THE REQUEST: Copy out all lines with the word "matplotlib" in them.
>> Start
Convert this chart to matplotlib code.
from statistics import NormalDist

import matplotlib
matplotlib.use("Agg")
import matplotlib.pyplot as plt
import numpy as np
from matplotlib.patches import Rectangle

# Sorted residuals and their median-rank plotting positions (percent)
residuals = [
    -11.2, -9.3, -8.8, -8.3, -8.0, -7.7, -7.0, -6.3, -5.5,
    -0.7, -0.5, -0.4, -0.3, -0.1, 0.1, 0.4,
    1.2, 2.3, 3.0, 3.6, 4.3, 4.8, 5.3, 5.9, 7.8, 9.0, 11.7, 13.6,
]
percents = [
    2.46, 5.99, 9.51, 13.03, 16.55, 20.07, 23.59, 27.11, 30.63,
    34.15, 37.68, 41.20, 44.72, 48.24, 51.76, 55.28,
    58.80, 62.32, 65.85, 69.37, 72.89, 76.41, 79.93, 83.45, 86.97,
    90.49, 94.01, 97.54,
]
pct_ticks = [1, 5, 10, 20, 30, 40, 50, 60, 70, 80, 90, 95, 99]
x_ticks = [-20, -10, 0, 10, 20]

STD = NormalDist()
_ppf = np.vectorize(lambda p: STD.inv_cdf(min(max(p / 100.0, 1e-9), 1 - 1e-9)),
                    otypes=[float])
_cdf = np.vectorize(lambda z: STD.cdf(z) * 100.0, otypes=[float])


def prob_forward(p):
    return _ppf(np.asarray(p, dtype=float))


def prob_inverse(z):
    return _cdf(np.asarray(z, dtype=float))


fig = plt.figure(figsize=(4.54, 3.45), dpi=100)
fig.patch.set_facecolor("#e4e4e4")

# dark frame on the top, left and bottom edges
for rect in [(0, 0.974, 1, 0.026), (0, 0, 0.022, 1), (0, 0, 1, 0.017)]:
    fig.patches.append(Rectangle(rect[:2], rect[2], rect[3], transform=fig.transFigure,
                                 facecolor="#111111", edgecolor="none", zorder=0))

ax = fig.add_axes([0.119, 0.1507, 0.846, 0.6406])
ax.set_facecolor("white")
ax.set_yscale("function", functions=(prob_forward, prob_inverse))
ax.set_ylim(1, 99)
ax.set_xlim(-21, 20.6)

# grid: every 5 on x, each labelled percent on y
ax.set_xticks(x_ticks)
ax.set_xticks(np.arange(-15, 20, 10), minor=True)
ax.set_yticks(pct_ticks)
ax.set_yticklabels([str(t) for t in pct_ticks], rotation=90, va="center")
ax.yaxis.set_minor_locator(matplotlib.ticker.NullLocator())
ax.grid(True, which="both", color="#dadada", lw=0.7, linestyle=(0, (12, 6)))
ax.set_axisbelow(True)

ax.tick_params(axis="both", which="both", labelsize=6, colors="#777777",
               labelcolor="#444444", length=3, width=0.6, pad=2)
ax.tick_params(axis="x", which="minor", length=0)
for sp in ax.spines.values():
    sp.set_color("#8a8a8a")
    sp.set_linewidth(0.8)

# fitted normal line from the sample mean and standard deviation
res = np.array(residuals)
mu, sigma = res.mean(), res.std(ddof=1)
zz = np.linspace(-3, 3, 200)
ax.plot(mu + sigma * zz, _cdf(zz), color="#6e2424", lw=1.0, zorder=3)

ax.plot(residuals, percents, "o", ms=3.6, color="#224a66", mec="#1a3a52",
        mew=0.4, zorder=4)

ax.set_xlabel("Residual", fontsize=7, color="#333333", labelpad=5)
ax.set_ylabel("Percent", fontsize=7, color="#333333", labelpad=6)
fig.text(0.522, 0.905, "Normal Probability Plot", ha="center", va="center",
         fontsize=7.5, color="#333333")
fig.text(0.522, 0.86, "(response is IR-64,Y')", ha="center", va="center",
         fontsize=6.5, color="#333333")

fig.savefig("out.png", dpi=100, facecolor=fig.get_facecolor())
>> End
REPLY:
Convert this chart to matplotlib code.
import matplotlib
matplotlib.use("Agg")
import matplotlib.pyplot as plt
from matplotlib.patches import Rectangle
ax.yaxis.set_minor_locator(matplotlib.ticker.NullLocator())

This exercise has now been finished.